La Doña recibía a mi hija de cinco años en el camerino con un abrazo dulce y apretujado, y esa voz rasposa que alegre pronunciaba: “hola preciosaaa”. Entonces, ambas iniciaban un viaje rociado de fulgores dorados, tintineos y destellos de plata.
La Doña, un personaje de farsa que imitaba a María Félix, ante el espejo se pintaba los labios de rojo Venecia, acomodaba su blusa negra de cuello alto, ensartaba las peinetas en sus espesos bucles negros, delineaba sus cejas y, de pronto, abría un cofre: iban saliendo brazaletes, anillos, collares, una constelación de alhajas de fantasía con que se ponía guapa, y que mi hija miraba con una sonrisa muda y estática: el gesto azorado de una niña a punto de entrar en un cuento verdadero.
Y es que si bien Nocturninos, el programa de TV del que yo era parte, iniciaría en minutos, La Doña se daba tiempo para llenar de “joyas” a mi hija. Enseguida, ya proclamada princesa –según todas las leyes de la Constitución de las Princesas-, la pequeña se sentaba en un sillón del foro a observarnos. A las 23:30, Horacio Villalobos y los otros tres conductores abríamos la transmisión con este tarareo: Tarararará-tarantán-tarantán-tan-tan (ellos lo negaban, pero yo era el que mejor cantaba). En ese instante, hecha una diosa de tacones y con un salto de potencia masculina, La Doña entraba a cuadro para alburearnos y hacernos unos arrumacos. Todo en vivo.

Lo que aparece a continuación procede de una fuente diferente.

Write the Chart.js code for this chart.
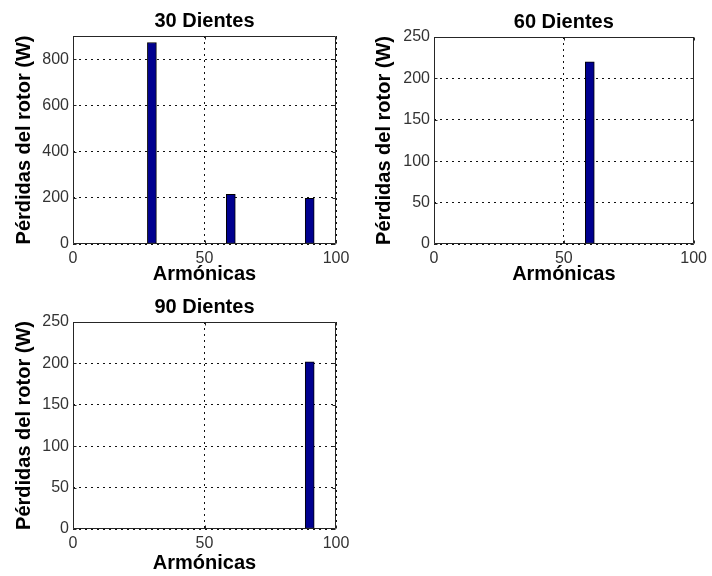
<!DOCTYPE html>
<html>
<head>
<meta charset="utf-8">
<script src="https://cdn.jsdelivr.net/npm/chart.js@4.4.0/dist/chart.umd.min.js"></script>
<style>
  html, body { margin: 0; padding: 0; background: #fff; }
  #wrap { position: relative; width: 712px; height: 576px; overflow: hidden; background: #fff; }
  canvas { position: absolute; }
</style>
</head>
<body>
<div id="wrap">
  <canvas id="c30" width="356" height="290" style="left:0;top:0"></canvas>
  <canvas id="c60" width="352" height="290" style="left:360px;top:0"></canvas>
  <canvas id="c90" width="356" height="286" style="left:0;top:290px"></canvas>
</div>
<script>
// Pérdidas del rotor por armónico, tres rotores distintos

const X_TICKS = [0, 50, 100];

// 30 dientes
const ARM_30 = [30, 60, 90];
const PERD_30 = [872, 215, 198];
const Y_TICKS_30 = [0, 200, 400, 600, 800];

// 60 dientes
const ARM_60 = [60];
const PERD_60 = [220];
const Y_TICKS_60 = [0, 50, 100, 150, 200, 250];

// 90 dientes
const ARM_90 = [90];
const PERD_90 = [202];
const Y_TICKS_90 = [0, 50, 100, 150, 200, 250];

const FONT = "'Liberation Sans', Arial, Helvetica, sans-serif";
const BAR_FILL = '#00008f';

// caja estilo MATLAB con marcas hacia dentro
const boxPlugin = {
  id: 'matlabBox',
  afterDatasetsDraw(chart) {
    const { ctx, chartArea: a, scales: { x, y } } = chart;
    const l = Math.round(a.left) + 0.5, r = Math.round(a.right) - 0.5;
    const t = Math.round(a.top) + 0.5, b = Math.round(a.bottom) - 0.5;
    const tl = 3;
    ctx.save();
    ctx.strokeStyle = '#262626';
    ctx.lineWidth = 1;
    ctx.beginPath();
    ctx.rect(l, t, r - l, b - t);
    x.ticks.forEach(tk => {
      const px = Math.round(x.getPixelForValue(tk.value)) + 0.5;
      ctx.moveTo(px, b); ctx.lineTo(px, b - tl);
      ctx.moveTo(px, t); ctx.lineTo(px, t + tl);
    });
    y.ticks.forEach(tk => {
      const py = Math.round(y.getPixelForValue(tk.value)) + 0.5;
      ctx.moveTo(l, py); ctx.lineTo(l + tl, py);
      ctx.moveTo(r, py); ctx.lineTo(r - tl, py);
    });
    ctx.stroke();
    ctx.restore();
  }
};

function makeChart(id, title, xs, ys, yTicks, yMax, lay) {
  return new Chart(document.getElementById(id), {
    type: 'bar',
    data: {
      datasets: [{
        data: xs.map((v, i) => ({ x: v, y: ys[i] })),
        backgroundColor: BAR_FILL,
        borderColor: '#000',
        borderWidth: 1,
        borderSkipped: false,
        barThickness: 9,
      }],
    },
    options: {
      responsive: false,
      animation: false,
      layout: { padding: { left: 0, right: lay.pr, top: 0, bottom: 0 } },
      plugins: {
        legend: { display: false },
        tooltip: { enabled: false },
        title: {
          display: true,
          text: title,
          fullSize: false,
          color: '#000',
          font: { family: FONT, size: 20, weight: 'bold' },
          padding: { top: lay.tp, bottom: lay.tb },
        },
      },
      scales: {
        x: {
          type: 'linear',
          min: 0,
          max: 100,
          offset: false,
          afterBuildTicks: s => { s.ticks = X_TICKS.map(v => ({ value: v })); },
          afterFit: s => { s.height = lay.xh; },
          grid: { color: '#111', lineWidth: 1, drawTicks: false, offset: false },
          border: { display: false, dash: [2, 4] },
          ticks: { color: '#333', font: { family: FONT, size: 16 }, padding: 5, maxRotation: 0, autoSkip: false },
          title: {
            display: true,
            text: 'Armónicas',
            color: '#000',
            font: { family: FONT, size: 20, weight: 'bold' },
            padding: { top: 0, bottom: lay.xtp },
          },
        },
        y: {
          type: 'linear',
          min: 0,
          max: yMax,
          afterBuildTicks: s => { s.ticks = yTicks.map(v => ({ value: v })); },
          afterFit: s => { s.width = lay.yw; },
          grid: { color: '#111', lineWidth: 1, drawTicks: false },
          border: { display: false, dash: [2, 4] },
          ticks: { color: '#333', font: { family: FONT, size: 16 }, padding: 4, autoSkip: false },
          title: {
            display: true,
            text: 'Pérdidas del rotor (W)',
            color: '#000',
            font: { family: FONT, size: 20, weight: 'bold' },
            padding: { top: 12, bottom: 0 },
          },
        },
      },
    },
    plugins: [boxPlugin],
  });
}

makeChart('c30', '30 Dientes', ARM_30, PERD_30, Y_TICKS_30, 900,
  { yw: 73, xh: 46, pr: 20, tp: 9, tb: 3, xtp: 4 });
makeChart('c60', '60 Dientes', ARM_60, PERD_60, Y_TICKS_60, 250,
  { yw: 74, xh: 46, pr: 14, tp: 10, tb: 3, xtp: 4 });
makeChart('c90', '90 Dientes', ARM_90, PERD_90, Y_TICKS_90, 250,
  { yw: 73, xh: 47, pr: 20, tp: 5, tb: 3, xtp: 1 });
</script>
</body>
</html>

Una noche al acabar el programa, en el auto rumbo a casa, mi hija me cuestionó: “Papá, La Doña tiene voz de hombre. ¿Es hombre?”. “Sí –le aclaré-, es hombre y en realidad se llama Daniel” “¿Y por qué se viste de mujer?”, preguntó. “Es actor, y un actor, aunque sea hombre, puede interpretar el personaje de una mujer. O de dragón o flor. Debe actuar de lo que sea”. Me oyó sin decir nada y se quedó dormida.

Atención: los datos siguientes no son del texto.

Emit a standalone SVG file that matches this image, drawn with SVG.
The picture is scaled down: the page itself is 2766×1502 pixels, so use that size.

En enero pasado el fantástico programa acabó, y esa tristeza yo la superé más rápido que mi hija. “Papi, quiero ver a Daniel”, me pedía.
Daniel Vives es un tipo adorable: posee una increíble destreza para que te sientas querido, y una inteligencia de bisturí que con unas cuantas palabras te hace comprender tus dolores. Pero pasó el tiempo y dejé de verlo.

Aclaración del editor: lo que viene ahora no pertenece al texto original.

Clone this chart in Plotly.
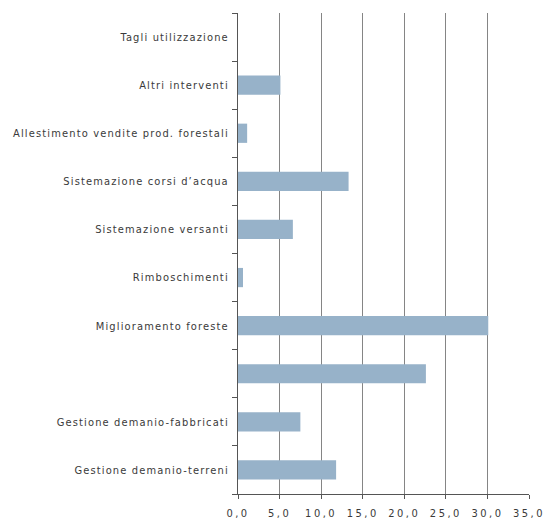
import plotly.graph_objects as go

categories = [
    "Gestione demanio-terreni",
    "Gestione demanio-fabbricati",
    " ",
    "Miglioramento foreste",
    "Rimboschimenti",
    "Sistemazione versanti",
    "Sistemazione corsi d’acqua",
    "Allestimento vendite prod. forestali",
    "Altri interventi",
    "Tagli utilizzazione",
]
values = [11.8, 7.5, 22.6, 30.1, 0.6, 6.6, 13.3, 1.1, 5.1, 0.0]
x_ticks = [0, 5, 10, 15, 20, 25, 30, 35]

font_family = "DejaVu Sans Condensed, Liberation Sans Narrow, Arial Narrow, sans-serif"

fig = go.Figure(
    go.Bar(
        x=values,
        y=categories,
        orientation="h",
        marker=dict(color="#97B2C9", line=dict(width=0)),
        width=0.4,
    )
)

fig.update_layout(
    width=545,
    height=521,
    margin=dict(l=238, r=16, t=13, b=27, autoexpand=False),
    paper_bgcolor="white",
    plot_bgcolor="white",
    separators=", ",
    showlegend=False,
    font=dict(family=font_family, size=11, color="#3a3a3a"),
)

fig.update_xaxes(
    range=[0, 35],
    tickvals=x_ticks,
    tickformat=".1f",
    showgrid=True,
    gridcolor="#858585",
    gridwidth=1,
    zeroline=False,
    showline=True,
    linecolor="#555555",
    linewidth=1,
    ticks="outside",
    ticklen=4,
    tickcolor="#555555",
    tickfont=dict(size=11),
    ticklabelstandoff=5,
    automargin=False,
)

fig.update_yaxes(
    categoryorder="array",
    categoryarray=categories,
    tickson="boundaries",
    ticks="outside",
    ticklen=5,
    tickcolor="#555555",
    showline=True,
    linecolor="#555555",
    linewidth=1,
    showgrid=False,
    tickfont=dict(size=11),
    ticklabelstandoff=6,
    automargin=False,
)

post = """
var s = document.createElement('style');
s.textContent = 'html, body { margin: 0 !important; padding: 0 !important; overflow: hidden; } .ytick text { letter-spacing: 1.15px; } .xtick text { letter-spacing: 2.5px; }';
document.head.appendChild(s);
"""

fig.write_html("out.html", post_script=post, config={"displayModeBar": False})
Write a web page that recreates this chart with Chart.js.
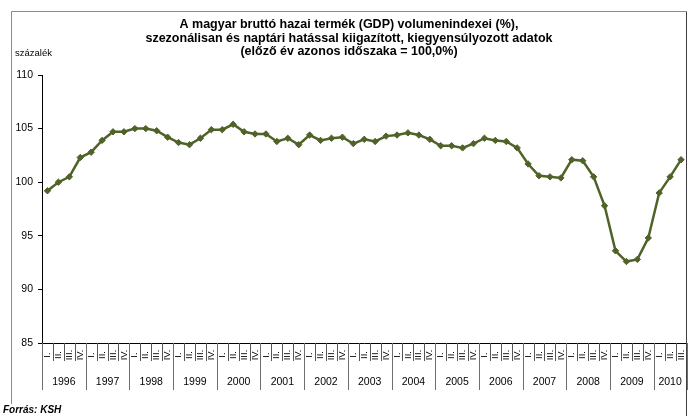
<!DOCTYPE html>
<html>
<head>
<meta charset="utf-8">
<script src="https://cdn.jsdelivr.net/npm/chart.js@4.4.0/dist/chart.umd.min.js"></script>
<style>
    html, body { margin: 0; padding: 0; background: #fff; }
    #wrap { width: 692px; height: 416px; position: relative; }
</style>
</head>
<body>
<div id="wrap"><canvas id="chart-1"></canvas></div>
<script>
const years = ['1996', '1997', '1998', '1999', '2000', '2001', '2002', '2003', '2004', '2005', '2006', '2007', '2008', '2009', '2010'];
const quarters = ['I.', 'II.', 'III.', 'IV.'];
const gdpIndex = [
    99.2, 100.0, 100.5, 102.3,
    102.8, 103.9, 104.7, 104.7,
    105.0, 105.0, 104.8, 104.2,
    103.7, 103.5, 104.1, 104.9,
    104.9, 105.4, 104.7, 104.5,
    104.5, 103.8, 104.1, 103.5,
    104.4, 103.9, 104.1, 104.2,
    103.6, 104.0, 103.8, 104.3,
    104.4, 104.6, 104.4, 104.0,
    103.4, 103.4, 103.2, 103.6,
    104.1, 103.9, 103.8, 103.2,
    101.7, 100.6, 100.5, 100.4,
    102.1, 102.0, 100.5, 97.8,
    93.6, 92.6, 92.8, 94.8,
    99.0, 100.5, 102.1
];
const yMin = 85;
const yMax = 110;
const yStep = 5;

const titleLines = [
    'A magyar bruttó hazai termék (GDP) volumenindexei (%),',
    'szezonálisan és naptári hatással kiigazított, kiegyensúlyozott adatok',
    '(előző év azonos időszaka = 100,0%)'
];
const yUnit = 'százalék';
const source = 'Forrás: KSH';

// kategóriák: év + negyedév
const labels = gdpIndex.map((v, i) => years[Math.floor(i / 4)] + ' ' + quarters[i % 4]);

const FONT = '"Liberation Sans", Arial, sans-serif';

const decor = {
    id: 'decor',
    afterDraw(chart) {
        const ctx = chart.ctx;
        const x = chart.scales.x;
        const area = chart.chartArea;
        const n = labels.length;
        const w = (area.right - area.left) / n;
        const axisY = area.bottom;
        ctx.save();

        // keret
        ctx.lineWidth = 1;
        ctx.strokeStyle = '#8c8c8c';
        ctx.beginPath();
        ctx.moveTo(11.5, 404);
        ctx.lineTo(11.5, 11.5);
        ctx.lineTo(686.5, 11.5);
        ctx.stroke();
        ctx.strokeStyle = '#404040';
        ctx.beginPath();
        ctx.moveTo(686.5, 11.5);
        ctx.lineTo(686.5, 416);
        ctx.stroke();

        // cím
        ctx.fillStyle = '#000';
        ctx.font = 'bold 12.5px ' + FONT;
        ctx.textAlign = 'center';
        ctx.textBaseline = 'middle';
        titleLines.forEach((t, i) => ctx.fillText(t, 349, 25 + i * 13.3));

        ctx.font = '9.5px ' + FONT;
        ctx.textAlign = 'left';
        ctx.fillText(yUnit, 15, 53);

        ctx.font = 'bold italic 10px ' + FONT;
        ctx.fillText(source, 3, 410);

        // x tengely: negyedév- és évelválasztók
        for (let k = 0; k <= n; k++) {
            const px = Math.round(area.left + k * w) + 0.5;
            const isYear = k % 4 === 0 || k === n;
            ctx.strokeStyle = isYear ? '#6e6e6e' : '#555';
            ctx.beginPath();
            ctx.moveTo(px, axisY);
            ctx.lineTo(px, isYear ? 390 : 361);
            ctx.stroke();
        }

        ctx.font = '9.5px ' + FONT;
        ctx.textAlign = 'center';
        ctx.textBaseline = 'middle';
        for (let i = 0; i < n; i++) {
            const cx = x.getPixelForValue(i);
            ctx.save();
            ctx.translate(cx, 355);
            ctx.rotate(-Math.PI / 2);
            ctx.fillText(quarters[i % 4], 0, 0);
            ctx.restore();
        }

        ctx.font = '10.5px ' + FONT;
        years.forEach((yr, j) => {
            const k0 = j * 4;
            const k1 = Math.min(k0 + 4, n);
            const cx = area.left + (k0 + k1) / 2 * w;
            ctx.fillText(yr, cx, 382);
        });

        ctx.restore();
    }
};

const ctx = document.getElementById('chart-1').getContext('2d');
new Chart(ctx, {
    type: 'line',
    data: {
        labels: labels,
        datasets: [{
            data: gdpIndex,
            borderColor: '#4f6228',
            backgroundColor: '#4f6228',
            borderWidth: 2.5,
            pointStyle: 'rectRot',
            pointRadius: 3.2,
            pointBorderWidth: 1,
            tension: 0
        }]
    },
    options: {
        responsive: true,
        maintainAspectRatio: false,
        animation: false,
        layout: { padding: { top: 75, right: 5.5, left: 0, bottom: 0 } },
        plugins: {
            legend: { display: false },
            tooltip: { enabled: false }
        },
        scales: {
            x: {
                offset: true,
                ticks: { display: false },
                grid: { display: false },
                border: { display: true, color: '#000', width: 1 },
                afterFit: (s) => { s.height = 73; }
            },
            y: {
                min: yMin,
                max: yMax,
                ticks: {
                    stepSize: yStep,
                    color: '#000',
                    padding: 5,
                    font: { family: FONT, size: 10.5 }
                },
                grid: { drawOnChartArea: false, tickLength: 4, color: '#000' },
                border: { display: true, color: '#000', width: 1 },
                afterFit: (s) => { s.width = 42; }
            }
        }
    },
    plugins: [decor]
});
</script>
</body>
</html>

De igual manera, fuera del escenario suele maquillarse y usar ropa femenina (una vez lo vi con una camisa con aditamentos que simulaban el busto). Por eso, cuando hace poco acordé con él reencontrarnos los tres para tomar un helado en Plaza Delta, pensé: tengo que saber qué respondo a mi hija si, sorprendida de que también en la vida real Daniel es de ese modo, me pregunta, “¿Por qué si no está actuando se viste como mujer?”.
Y yo me pregunté cómo debe un papá explicar a una menor de cinco años la homosexualidad y, más aún, ese tipo de homosexualidad. Ensayé varias respuestas y ninguna me gustaba: las sentía tontas, burdas, ridículamente sociológicas; todas fuera del alcance de una niña que aún iba al kinder. Mis neuronas chocaron hasta formar una horrible plasta y resignado me dije: “Cuando ocurra veré qué le contesto”.
Hace unas semanas finalmente nos vimos: en el restaurante, Daniel le regaló a mi hija un elefantito de la suerte plateado. Dibujaron con crayolas, se abrazaron, platicaron y bromearon. Ni durante el encuentro, ni después, a la nena se le ocurrió preguntar por qué su amigo había llegado con rimel, labios pintados y playera de mujer.
En el auto, de vuelta a casa, escuché: “Papi, tengo que explicarte algo”. “Dime”, contesté viéndola por el retrovisor. “Daniel es hombre –me dijo-, pero le gusta ser mujer”.